Get out the microscope, because we’re going through this poem line-by-line.
Lines 16-19
They enter the new world naked,
cold, uncertain of all
save that they enter. All about them
the cold, familiar wind-
- Now that you’ve had a line or two to get used to spring, here come more new things. The next section tells us that other things are approaching, too.
- "They enter," Williams tells us, but who are they? He only tells us a few things: they’re naked and cold, and, well, they’re entering.
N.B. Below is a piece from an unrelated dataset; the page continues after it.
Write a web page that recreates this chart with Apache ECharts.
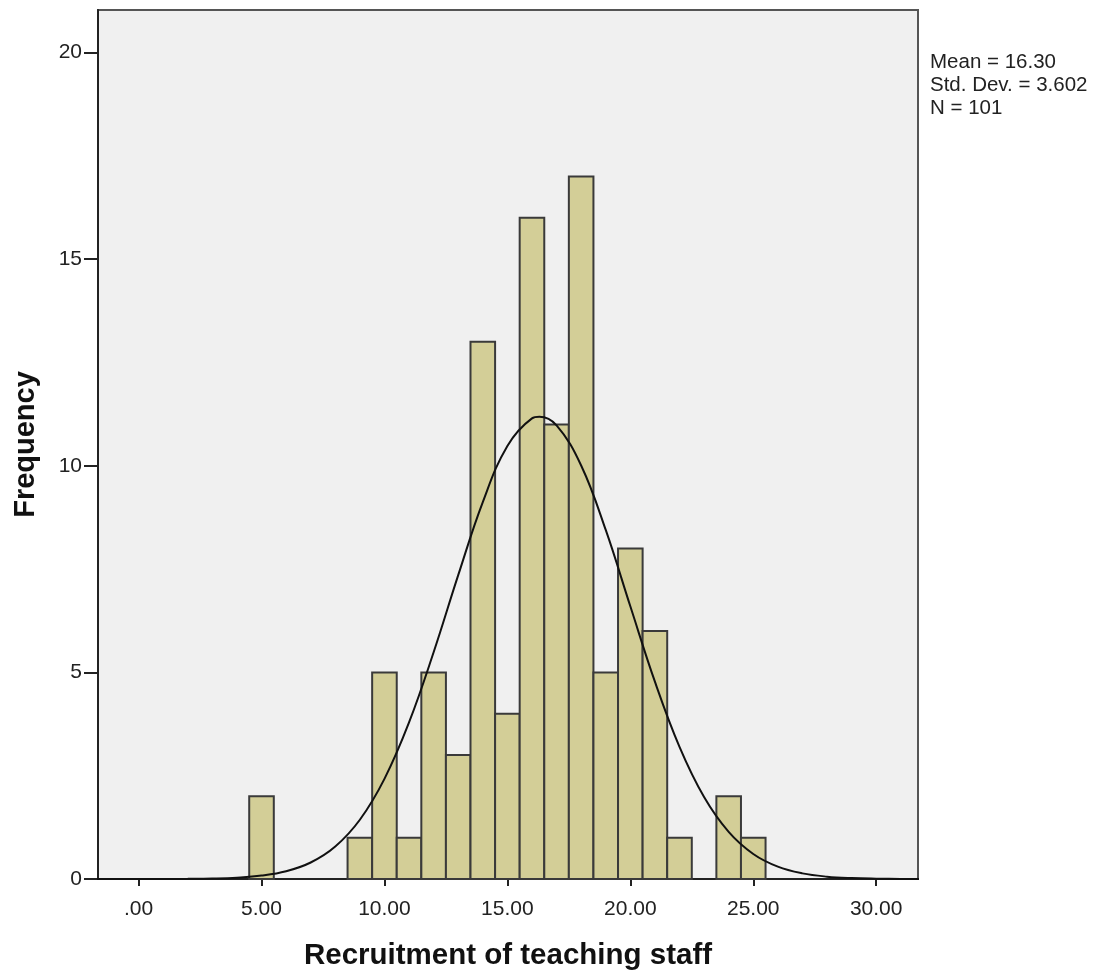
<!DOCTYPE html>
<html>
<head>
<meta charset="utf-8">
<script src="https://cdn.jsdelivr.net/npm/echarts@6/dist/echarts.min.js"></script>
<style>
  html, body { margin: 0; padding: 0; background: #fff; }
  #chart { width: 1106px; height: 976px; }
</style>
</head>
<body>
<div id="chart"></div>
<script>
/* Histogram of "Recruitment of teaching staff" with fitted normal curve (SPSS style). */

// bins: centre of each unit-wide bin and its count
const binCenters  = [5, 9, 10, 11, 12, 13, 14, 15, 16, 17, 18, 19, 20, 21, 22, 24, 25];
const frequencies = [2, 1, 5, 1, 5, 3, 13, 4, 16, 11, 17, 5, 8, 6, 1, 2, 1];
const binWidth = 1;

// normal curve
const curveX = [-2, -1, 0, 1, 2, 3, 4, 5, 6, 7, 8, 9, 10, 11, 12, 13, 14, 15, 16, 16.3,
                17, 18, 19, 20, 21, 22, 23, 24, 25, 26, 27, 28, 29, 30, 31, 32];
const curveY = [0, 0, 0, 0.001, 0.004, 0.012, 0.033, 0.082, 0.187, 0.399, 0.786, 1.434,
                2.424, 3.789, 5.486, 7.353, 9.123, 10.48, 11.147, 11.186, 10.977, 10.007,
                8.447, 6.6, 4.775, 3.198, 1.983, 1.139, 0.605, 0.298, 0.136, 0.057, 0.022,
                0.008, 0.003, 0.001];

const xTickValues = [0, 5, 10, 15, 20, 25, 30];
const xTickLabels = ['.00', '5.00', '10.00', '15.00', '20.00', '25.00', '30.00'];
const yTickValues = [0, 5, 10, 15, 20];
const statLines   = ['Mean = 16.30', 'Std. Dev. = 3.602', 'N = 101'];

const FONT = '"Liberation Sans", Arial, sans-serif';
const INK = '#222';

const chart = echarts.init(document.getElementById('chart'), null, { renderer: 'canvas' });

chart.setOption({
  animation: false,
  backgroundColor: '#fff',
  grid: {
    left: 98, top: 10, width: 820, height: 870,
    show: true, backgroundColor: '#f0f0f0', borderColor: '#555', borderWidth: 2,
  },
  xAxis: {
    type: 'value',
    min: -1.65, max: 31.7,
    name: 'Recruitment of teaching staff',
    nameLocation: 'middle',
    nameGap: 62,
    nameTextStyle: { fontFamily: FONT, fontSize: 29.5, fontWeight: 'bold', color: '#111' },
    axisLine: { onZero: false, lineStyle: { color: INK, width: 2 } },
    axisTick: { show: true, length: 7, customValues: xTickValues, lineStyle: { color: INK, width: 2 } },
    axisLabel: {
      customValues: xTickValues,
      margin: 20, fontFamily: FONT, fontSize: 21, color: INK,
      formatter: v => xTickLabels[xTickValues.indexOf(v)],
    },
    splitLine: { show: false },
  },
  yAxis: {
    type: 'value',
    min: 0, max: 21.03,
    name: 'Frequency',
    nameLocation: 'middle',
    nameGap: 58,
    nameTextStyle: { fontFamily: FONT, fontSize: 29, fontWeight: 'bold', color: '#111' },
    axisLine: { show: true, onZero: false, lineStyle: { color: INK, width: 2 } },
    axisTick: { show: true, length: 14, customValues: yTickValues, lineStyle: { color: INK, width: 2 } },
    axisLabel: {
      customValues: yTickValues,
      margin: 16, padding: [6, 0, 0, 0],
      fontFamily: FONT, fontSize: 21, color: INK,
    },
    splitLine: { show: false },
  },
  graphic: [{
    type: 'text',
    left: 930, top: 51,
    style: {
      text: statLines.join('\n'),
      font: `20.5px ${FONT}`,
      lineHeight: 23,
      fill: INK,
    },
  }],
  series: [
    {
      type: 'custom',
      data: binCenters.map((c, i) => [c, frequencies[i]]),
      encode: { x: 0, y: 1 },
      renderItem(params, api) {
        const c = api.value(0), f = api.value(1);
        const p0 = api.coord([c - binWidth / 2, f]);
        const p1 = api.coord([c + binWidth / 2, 0]);
        return {
          type: 'rect',
          shape: { x: p0[0], y: p0[1], width: p1[0] - p0[0], height: p1[1] - p0[1] },
          style: { fill: '#d3ce97', stroke: '#3a3a3a', lineWidth: 2 },
        };
      },
      z: 2,
    },
    {
      type: 'line',
      data: curveX.map((x, i) => [x, curveY[i]]),
      showSymbol: false,
      smooth: 0.4,
      clip: true,
      lineStyle: { color: '#111', width: 2 },
      z: 3,
    },
  ],
});
</script>
</body>
</html>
- It’s a little bit of a mystery, and it forces you to guess, to look for clues, and to read more closely. Think of the moment in a movie when new characters show up, and you don’t know anything about them yet. We know that they are different from "sluggish" spring, but we have to wait to learn more.
- Williams could just say who they are from the beginning, but he teases us a little. He wants to make his poems clear, but maybe not always too easy.
- Also, do you see how the image of these plants coming into the world might make us think of human babies being born? This little trick is called personification, and he uses it in a few spots in the poem. It’s one of a lot of ways that he twists together the human and the natural worlds, and suggests that they’re really just aspects of the same thing.
- Oh, yeah, and see how he brings back that cold wind from the fourth line? Nice touch, huh?
Lines 20-23
Now the grass, tomorrow
the stiff curl of wildcarrot leaf
One by one objects are defined-
It quickens: clarity, outline of leaf
- Now, things start to pick up speed, and Williams solves our mini-mystery.
- It looks like "they" are the new plants that poke up through the dead leaves, although he never quite comes out and says so.
- Things get clearer, as spring takes hold.
- Do you feel how the mood of the poem changes? After the groggy feeling of winter, things are beginning to thaw, to pop out and change.
- For example, look at the word "quickens." Here, it means "comes back to life," but it also hints at the way the world speeds up in spring. Even the sound of the word is fast and lively, the opposite of the "sluggish" feeling the poem talked about a minute ago.
- Things are about to change, and, when they do, it will move fast.